→ Given material:
......
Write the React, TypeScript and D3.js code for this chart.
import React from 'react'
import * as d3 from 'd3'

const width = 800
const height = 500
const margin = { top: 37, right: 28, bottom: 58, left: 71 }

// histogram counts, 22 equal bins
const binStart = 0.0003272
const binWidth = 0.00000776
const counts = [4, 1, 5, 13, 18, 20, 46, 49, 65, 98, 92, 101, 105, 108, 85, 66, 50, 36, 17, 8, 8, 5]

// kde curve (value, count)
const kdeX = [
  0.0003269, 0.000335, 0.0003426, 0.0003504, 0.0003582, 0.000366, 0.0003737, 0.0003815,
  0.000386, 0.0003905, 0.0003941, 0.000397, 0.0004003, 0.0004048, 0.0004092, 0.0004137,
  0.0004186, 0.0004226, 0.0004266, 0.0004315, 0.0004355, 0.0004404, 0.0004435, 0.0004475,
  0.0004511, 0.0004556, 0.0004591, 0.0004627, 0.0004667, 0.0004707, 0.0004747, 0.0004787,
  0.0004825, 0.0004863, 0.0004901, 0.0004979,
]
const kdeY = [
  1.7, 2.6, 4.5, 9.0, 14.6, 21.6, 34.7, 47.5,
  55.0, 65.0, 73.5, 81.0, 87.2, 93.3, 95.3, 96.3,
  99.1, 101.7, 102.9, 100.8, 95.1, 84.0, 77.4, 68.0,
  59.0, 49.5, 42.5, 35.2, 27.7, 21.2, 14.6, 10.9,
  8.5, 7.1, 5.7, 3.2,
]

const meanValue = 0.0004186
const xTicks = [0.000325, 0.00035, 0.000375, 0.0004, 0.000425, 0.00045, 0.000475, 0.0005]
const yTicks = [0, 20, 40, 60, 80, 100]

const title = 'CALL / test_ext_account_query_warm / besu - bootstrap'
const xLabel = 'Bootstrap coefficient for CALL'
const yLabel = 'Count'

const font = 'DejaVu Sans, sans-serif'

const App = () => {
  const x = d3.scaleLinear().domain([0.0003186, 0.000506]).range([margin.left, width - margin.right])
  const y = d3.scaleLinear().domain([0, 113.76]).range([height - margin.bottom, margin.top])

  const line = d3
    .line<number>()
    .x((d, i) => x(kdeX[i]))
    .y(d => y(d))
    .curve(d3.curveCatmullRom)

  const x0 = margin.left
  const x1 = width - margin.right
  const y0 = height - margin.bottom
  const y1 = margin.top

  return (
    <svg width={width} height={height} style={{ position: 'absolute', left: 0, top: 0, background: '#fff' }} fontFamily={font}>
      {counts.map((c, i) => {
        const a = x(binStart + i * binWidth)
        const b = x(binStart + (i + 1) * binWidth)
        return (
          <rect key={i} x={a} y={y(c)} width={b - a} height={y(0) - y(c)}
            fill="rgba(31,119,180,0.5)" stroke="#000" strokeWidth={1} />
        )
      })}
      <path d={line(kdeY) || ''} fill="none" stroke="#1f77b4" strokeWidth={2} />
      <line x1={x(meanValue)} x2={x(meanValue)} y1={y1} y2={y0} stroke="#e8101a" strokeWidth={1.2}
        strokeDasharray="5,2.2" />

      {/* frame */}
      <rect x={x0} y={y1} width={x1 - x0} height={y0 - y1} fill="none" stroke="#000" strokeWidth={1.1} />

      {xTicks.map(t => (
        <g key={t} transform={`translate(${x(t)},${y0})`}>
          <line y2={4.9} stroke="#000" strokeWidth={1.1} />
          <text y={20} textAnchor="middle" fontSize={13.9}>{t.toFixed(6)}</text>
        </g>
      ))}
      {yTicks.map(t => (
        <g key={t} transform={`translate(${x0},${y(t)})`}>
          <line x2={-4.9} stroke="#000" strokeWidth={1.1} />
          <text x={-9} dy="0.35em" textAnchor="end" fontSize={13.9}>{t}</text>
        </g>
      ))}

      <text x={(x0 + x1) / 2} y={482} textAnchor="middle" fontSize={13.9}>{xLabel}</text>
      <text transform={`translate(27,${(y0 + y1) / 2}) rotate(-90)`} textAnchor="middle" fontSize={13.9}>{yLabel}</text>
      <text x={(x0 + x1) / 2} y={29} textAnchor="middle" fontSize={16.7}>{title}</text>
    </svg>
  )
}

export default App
......
→ The task: Could you quote the material above in full, exactly as it stands?

→ Result for this exercise:
Write the React, TypeScript and D3.js code for this chart.
import React from 'react'
import * as d3 from 'd3'

const width = 800
const height = 500
const margin = { top: 37, right: 28, bottom: 58, left: 71 }

// histogram counts, 22 equal bins
const binStart = 0.0003272
const binWidth = 0.00000776
const counts = [4, 1, 5, 13, 18, 20, 46, 49, 65, 98, 92, 101, 105, 108, 85, 66, 50, 36, 17, 8, 8, 5]

// kde curve (value, count)
const kdeX = [
  0.0003269, 0.000335, 0.0003426, 0.0003504, 0.0003582, 0.000366, 0.0003737, 0.0003815,
  0.000386, 0.0003905, 0.0003941, 0.000397, 0.0004003, 0.0004048, 0.0004092, 0.0004137,
  0.0004186, 0.0004226, 0.0004266, 0.0004315, 0.0004355, 0.0004404, 0.0004435, 0.0004475,
  0.0004511, 0.0004556, 0.0004591, 0.0004627, 0.0004667, 0.0004707, 0.0004747, 0.0004787,
  0.0004825, 0.0004863, 0.0004901, 0.0004979,
]
const kdeY = [
  1.7, 2.6, 4.5, 9.0, 14.6, 21.6, 34.7, 47.5,
  55.0, 65.0, 73.5, 81.0, 87.2, 93.3, 95.3, 96.3,
  99.1, 101.7, 102.9, 100.8, 95.1, 84.0, 77.4, 68.0,
  59.0, 49.5, 42.5, 35.2, 27.7, 21.2, 14.6, 10.9,
  8.5, 7.1, 5.7, 3.2,
]

const meanValue = 0.0004186
const xTicks = [0.000325, 0.00035, 0.000375, 0.0004, 0.000425, 0.00045, 0.000475, 0.0005]
const yTicks = [0, 20, 40, 60, 80, 100]

const title = 'CALL / test_ext_account_query_warm / besu - bootstrap'
const xLabel = 'Bootstrap coefficient for CALL'
const yLabel = 'Count'

const font = 'DejaVu Sans, sans-serif'

const App = () => {
  const x = d3.scaleLinear().domain([0.0003186, 0.000506]).range([margin.left, width - margin.right])
  const y = d3.scaleLinear().domain([0, 113.76]).range([height - margin.bottom, margin.top])

  const line = d3
    .line<number>()
    .x((d, i) => x(kdeX[i]))
    .y(d => y(d))
    .curve(d3.curveCatmullRom)

  const x0 = margin.left
  const x1 = width - margin.right
  const y0 = height - margin.bottom
  const y1 = margin.top

  return (
    <svg width={width} height={height} style={{ position: 'absolute', left: 0, top: 0, background: '#fff' }} fontFamily={font}>
      {counts.map((c, i) => {
        const a = x(binStart + i * binWidth)
        const b = x(binStart + (i + 1) * binWidth)
        return (
          <rect key={i} x={a} y={y(c)} width={b - a} height={y(0) - y(c)}
            fill="rgba(31,119,180,0.5)" stroke="#000" strokeWidth={1} />
        )
      })}
      <path d={line(kdeY) || ''} fill="none" stroke="#1f77b4" strokeWidth={2} />
      <line x1={x(meanValue)} x2={x(meanValue)} y1={y1} y2={y0} stroke="#e8101a" strokeWidth={1.2}
        strokeDasharray="5,2.2" />

      {/* frame */}
      <rect x={x0} y={y1} width={x1 - x0} height={y0 - y1} fill="none" stroke="#000" strokeWidth={1.1} />

      {xTicks.map(t => (
        <g key={t} transform={`translate(${x(t)},${y0})`}>
          <line y2={4.9} stroke="#000" strokeWidth={1.1} />
          <text y={20} textAnchor="middle" fontSize={13.9}>{t.toFixed(6)}</text>
        </g>
      ))}
      {yTicks.map(t => (
        <g key={t} transform={`translate(${x0},${y(t)})`}>
          <line x2={-4.9} stroke="#000" strokeWidth={1.1} />
          <text x={-9} dy="0.35em" textAnchor="end" fontSize={13.9}>{t}</text>
        </g>
      ))}

      <text x={(x0 + x1) / 2} y={482} textAnchor="middle" fontSize={13.9}>{xLabel}</text>
      <text transform={`translate(27,${(y0 + y1) / 2}) rotate(-90)`} textAnchor="middle" fontSize={13.9}>{yLabel}</text>
      <text x={(x0 + x1) / 2} y={29} textAnchor="middle" fontSize={16.7}>{title}</text>
    </svg>
  )
}

export default App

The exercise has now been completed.